My Poppi...my bestest buddy
by Beth McKinney
It started as a warm spring day in 1990. I was on my way to school when my neighbor who lived below me asked me if I wanted a kitten. I went inside and saw this tiny little orange newborn kitten that resembeled a hamster. He was meowing so softly....he grabbed my heart. Six weeks later, I took him to my hometown with me. He was adventurous, trying to climb curtains. However, he took to the litter box without really any trouble. He slept with me...generally on my chest or on my feet. I watched him grow into a beautiful, quiet and sensitive cat. Oh yeah, stubborn and independent too. He loved to go outside and chase squirrels and birds. He loved to go out at night and he even pulled an all nighter a couple of times. The vet was not his favorite place.
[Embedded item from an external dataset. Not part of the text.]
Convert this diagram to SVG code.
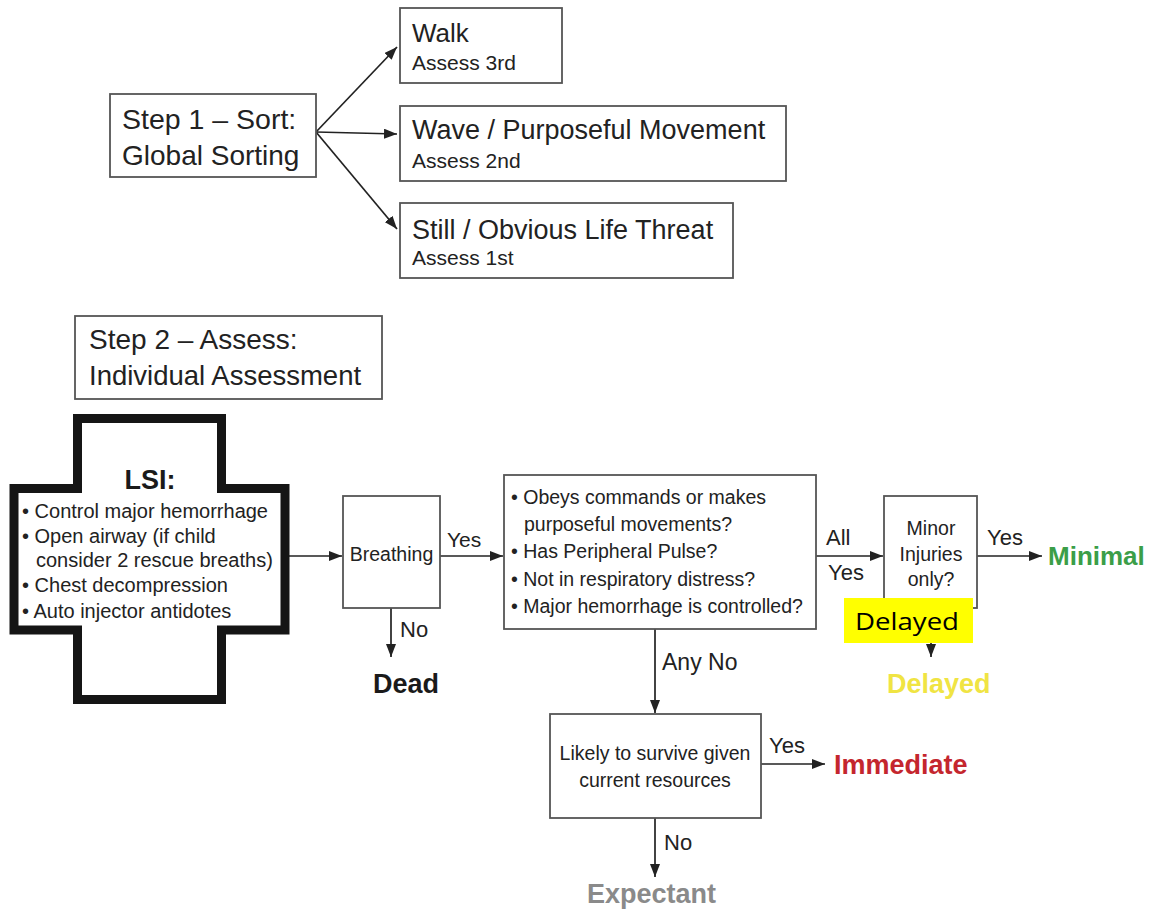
<svg xmlns="http://www.w3.org/2000/svg" width="1154" height="916" viewBox="0 0 1154 916">
<defs>
<marker id="ah" markerUnits="userSpaceOnUse" markerWidth="13" markerHeight="10" refX="13" refY="5" orient="auto">
<path d="M0,0 L13,5 L0,10 z" fill="#222"/>
</marker>
<style>
.box{fill:#fff;stroke:#555;stroke-width:1.8}
.t{font-family:"Liberation Sans",Arial,sans-serif;fill:#222}
.b{font-family:"Liberation Sans",Arial,sans-serif;font-weight:bold}
.c{stroke:#222;stroke-width:1.7;fill:none;marker-end:url(#ah)}
.l{stroke:#222;stroke-width:1.7;fill:none}
</style>
</defs>
<rect width="1154" height="916" fill="#fff"/>

<g id="connectors">
<line class="c" x1="316" y1="132" x2="397" y2="47"/>
<line class="c" x1="316" y1="132" x2="397" y2="134"/>
<line class="c" x1="316" y1="132" x2="397" y2="229"/>
<line class="c" x1="289" y1="556" x2="342" y2="556"/>
<line class="c" x1="440" y1="556" x2="503" y2="556"/>
<line class="c" x1="391" y1="608" x2="391" y2="657"/>
<line class="c" x1="816" y1="556" x2="883" y2="556"/>
<line class="c" x1="977" y1="556" x2="1042" y2="556"/>
<line class="c" x1="931" y1="608" x2="931" y2="657"/>
<line class="c" x1="655" y1="629" x2="655" y2="713"/>
<line class="c" x1="761" y1="764" x2="825" y2="764"/>
<line class="c" x1="655" y1="818" x2="655" y2="877"/>
<text class="t" x="447" y="547" font-size="21">Yes</text>
<text class="t" x="400" y="637" font-size="22">No</text>
<text class="t" x="826" y="545" font-size="22">All</text>
<text class="t" x="828" y="580" font-size="22">Yes</text>
<text class="t" x="987" y="545" font-size="22">Yes</text>
<text class="t" x="662" y="670" font-size="23">Any No</text>
<text class="t" x="769" y="753" font-size="22">Yes</text>
<text class="t" x="664" y="850" font-size="22">No</text>
</g>

<g id="step1">
<rect class="box" x="110" y="94" width="206" height="83"/>
<text class="t" x="122" y="129" font-size="28.5">Step 1 – Sort:</text>
<text class="t" x="122" y="165" font-size="28">Global Sorting</text>
</g>

<g id="walk">
<rect class="box" x="400" y="8" width="162" height="75"/>
<text class="t" x="412" y="42" font-size="26">Walk</text>
<text class="t" x="412" y="70" font-size="21">Assess 3rd</text>
</g>

<g id="wave">
<rect class="box" x="400" y="106" width="386" height="75"/>
<text class="t" x="412" y="139" font-size="27">Wave / Purposeful Movement</text>
<text class="t" x="412" y="168" font-size="21">Assess 2nd</text>
</g>

<g id="still">
<rect class="box" x="400" y="203" width="333" height="75"/>
<text class="t" x="412" y="239" font-size="27">Still / Obvious Life Threat</text>
<text class="t" x="412" y="265" font-size="21">Assess 1st</text>
</g>

<g id="step2">
<rect class="box" x="75" y="316" width="307" height="83"/>
<text class="t" x="89" y="349" font-size="28">Step 2 – Assess:</text>
<text class="t" x="89" y="385" font-size="27.5">Individual Assessment</text>
</g>

<g id="lsi">
<path d="M77.5,418.5 H221.5 V488.5 H285 V630 H221.5 V699.5 H77.5 V630 H14 V488.5 H77.5 Z" fill="#fff" stroke="#151515" stroke-width="9" stroke-linejoin="miter"/>
<text class="b" x="150" y="489" font-size="27" text-anchor="middle" fill="#1a1a1a">LSI:</text>
<g class="t" font-size="20">
<text x="22" y="518">• Control major hemorrhage</text>
<text x="22" y="543">• Open airway (if child</text>
<text x="36" y="567">consider 2 rescue breaths)</text>
<text x="22" y="592">• Chest decompression</text>
<text x="22" y="618">• Auto injector antidotes</text>
</g>
</g>

<g id="breathing">
<rect class="box" x="343" y="496" width="97" height="112"/>
<text class="t" x="391.5" y="561" font-size="19.5" text-anchor="middle">Breathing</text>
</g>

<g id="dead">
<text class="b" x="406" y="693" font-size="27" text-anchor="middle" fill="#1a1a1a">Dead</text>
</g>

<g id="questions">
<rect class="box" x="504" y="475" width="312" height="154"/>
<g class="t" font-size="19.5">
<text x="511" y="504">• Obeys commands or makes</text>
<text x="524" y="531">purposeful movements?</text>
<text x="511" y="558">• Has Peripheral Pulse?</text>
<text x="511" y="586">• Not in respiratory distress?</text>
<text x="511" y="613">• Major hemorrhage is controlled?</text>
</g>
</g>

<g id="minor">
<rect class="box" x="884" y="496" width="93" height="112"/>
<g class="t" font-size="19.5" text-anchor="middle">
<text x="931" y="535">Minor</text>
<text x="931" y="561">Injuries</text>
<text x="931" y="586">only?</text>
</g>
</g>

<g id="minimal">
<text class="b" x="1048" y="565" font-size="26" fill="#3b9e48">Minimal</text>
</g>

<g id="delayed-label">
<rect x="844" y="598" width="129" height="45" fill="#ffff00"/>
<text x="855" y="630" font-family="'Open Sans','Liberation Sans',sans-serif" font-size="24" fill="#000" textLength="104" lengthAdjust="spacingAndGlyphs">Delayed</text>
</g>

<g id="delayed">
<text class="b" x="887" y="693" font-size="27" fill="#f0e443">Delayed</text>
</g>

<g id="likely">
<rect class="box" x="550" y="714" width="211" height="104"/>
<g class="t" font-size="19.5" text-anchor="middle">
<text x="655" y="760">Likely to survive given</text>
<text x="655" y="787">current resources</text>
</g>
</g>

<g id="immediate">
<text class="b" x="834" y="774" font-size="27" fill="#c4262e">Immediate</text>
</g>

<g id="expectant">
<text class="b" x="587" y="903" font-size="27" fill="#8a8a8a">Expectant</text>
</g>
</svg>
He was never sick until he was diagnosed with cancer in 1996 and again in 1998. Both times, the tumors were removed from his left ear. It did not get him down though. He recovered and went on with his usual way of life. Eating, sleeping and playing. He stayed with me whenever I was sick.....never leaving me. I talked to him all the time and he just sat and listened. During the Easter weekend, he became lethargic so I took him to the vet. he had lost 4lbs and was anemic. He was getting well until May 4th when he slipped and damaged the nerve in his front left paw. He kept trying to walk and I kept giving him his meds. The day before he died, he hid for eight hours and my dad found him. The next morning, I found a note stating that he went to Heaven during the night. I tried everything but no matter what he would not stay still. He was found in the basement by my dad that morning of May 7th. I still cannot go to his grave in the backyard....way too painful. I don't know what to do without Poppi. I dream about him and I keep thinking he will come out of hiding. I miss Poppi and it will take time to heal from this. Please, keep me and my family in prayer. Also, I look for the day when I am with Poppi once more in Heaven. He will know my name and I will know his when I see him in Heaven.